Thursday, October 4, 2012

Divorce Court. You get the kids, buddy!

During the past month, my oldest son, William has asked several times if my husband and I are going to break up.  The first time he asked I thought he was joking; however, the comments became increasingly more regular.  My sixteen year old believed - and still does to a certain extent - that his dad and I are headed for divorce court.  This is a heart wrenching revelation.

I won't deny that Eric, my husband of 18 years, and I have been going through some difficult times lately.  We're not laughing as much as we used to.  When we're together, we don't reach out and playfully tag or slap one another.  The teasing gestures and words seem to have gone on hiatus.  We're tense, short-tempered, and tend to gravitate towards private rooms when we have the opportunity.  Of course our son would assume the worst.  Why wouldn't he?

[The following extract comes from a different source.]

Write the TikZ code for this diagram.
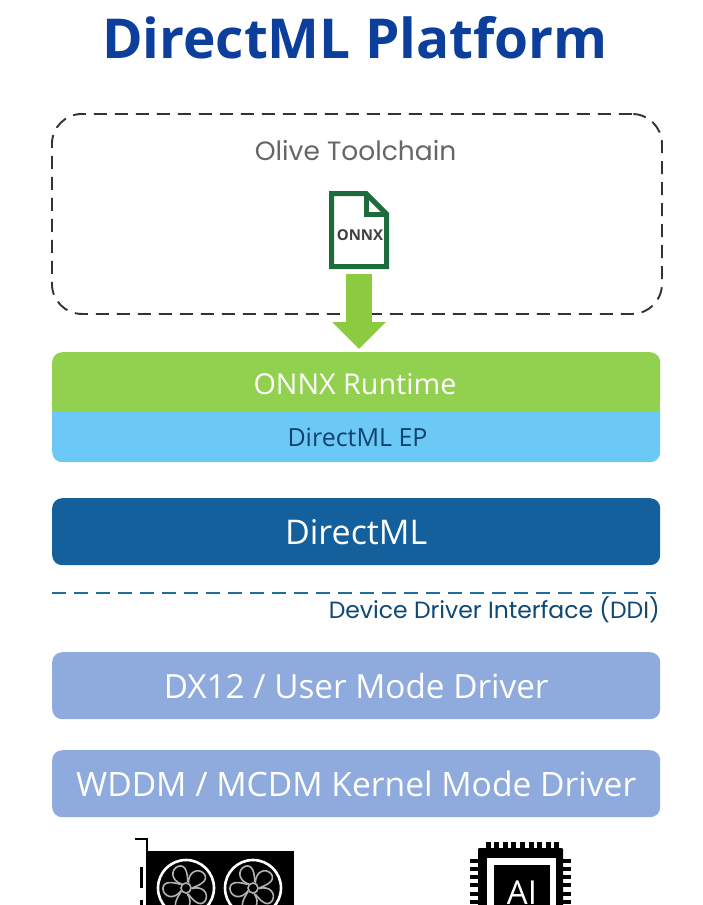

At 6 years old, William became our foster son.  He entered a home filled with non-stop giggling and laughter.  Eric and I were solely responsible for teaching our kiddo how to play.  At the time, he was conditioned to be the parent and guardian of his younger siblings or he would suffer severe consequences.  He didn't know how to relax or laugh.  When he became our "forever son", we took the time to teach him how to be a child.  He's never, ever seen Eric and I exchange unkind words or yell at one other.  William has only been exposed to a loving, committed relationship.  Now, something is wrong; mom and dad aren't laughing anymore.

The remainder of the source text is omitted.